SMcCandlish

I've been a Wikipedian for twelve years, and am a skeptic, a political centrist, a civil liberties policy analyst for over a decade, and a cultural anthropologist by training. All of these things make me a good candidate, and combine to produce a see-all-sides mindset, grounded in evidence and necessary procedure but guided by principle not proceduralism. I've decided to offer to serve on the Arbitration Committee for several reasons.

While I have long been involved in Wikipedia's internal WP:POLICY development, I work on content and am here as an editor of an encyclopedia, not as an admin. I'm not alone in long having an issue with the fact that almost all Arbs are admins and tend to do notably less content work than average. I don't think this works very well; it doesn't properly represent the community intent and interpretation ArbCom is expected to bring to bear.

I aim to have ArbCom be more consistent, more transparent, less bureaucratic, and less afraid to address and rectify is own collective past mistakes. I said a while back that what the community expects out of our entire dispute resolution system is ultimately that the disruption caused by a dispute be resolved quickly and with as much community buy-in as can be mustered, but this has not really been happening. Incivility and PoV pushing appear to be increasing, editor retention has dropped, the discretionary sanctions system has not been reviewed much less revised in years (and is clearly problematic in multiple ways), and too much emphasis has been put on blocking productive people for transgressions rather than removing them from the areas in which they're not productive or hamper others' productivity, and getting everyone back to "work". I think these and other issues can be rectified, and I have the time, patience, and experience to move them in a positive direction.
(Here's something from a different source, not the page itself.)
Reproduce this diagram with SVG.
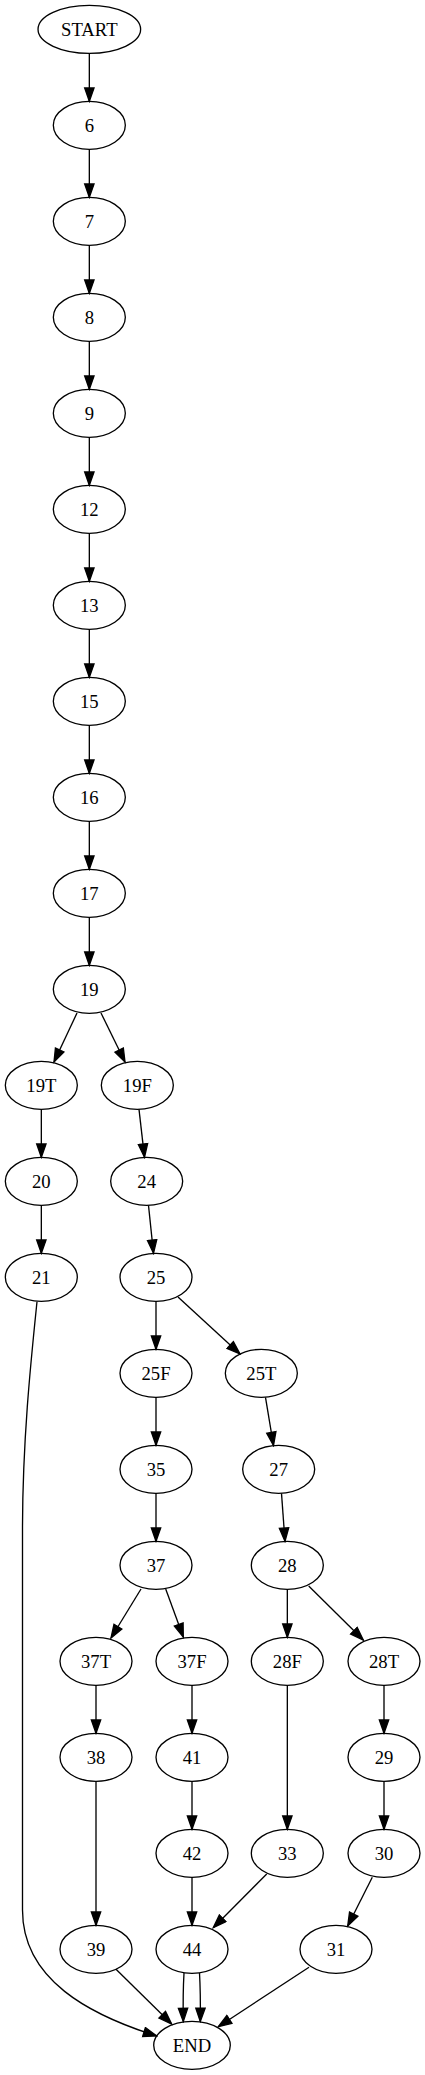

The boilerplate: I signed the WMF confidentiality agreement years ago, and will do so again if its wording has changed. My doppelganger accounts are listed on my user page [1], aside from one disclosed to ArbCom but not listed on my page for privacy reasons (I edit under my real name, and have used that alternative account occasionally – well within the legitimate uses provision – for editing controversial topics, to avoid data-mining).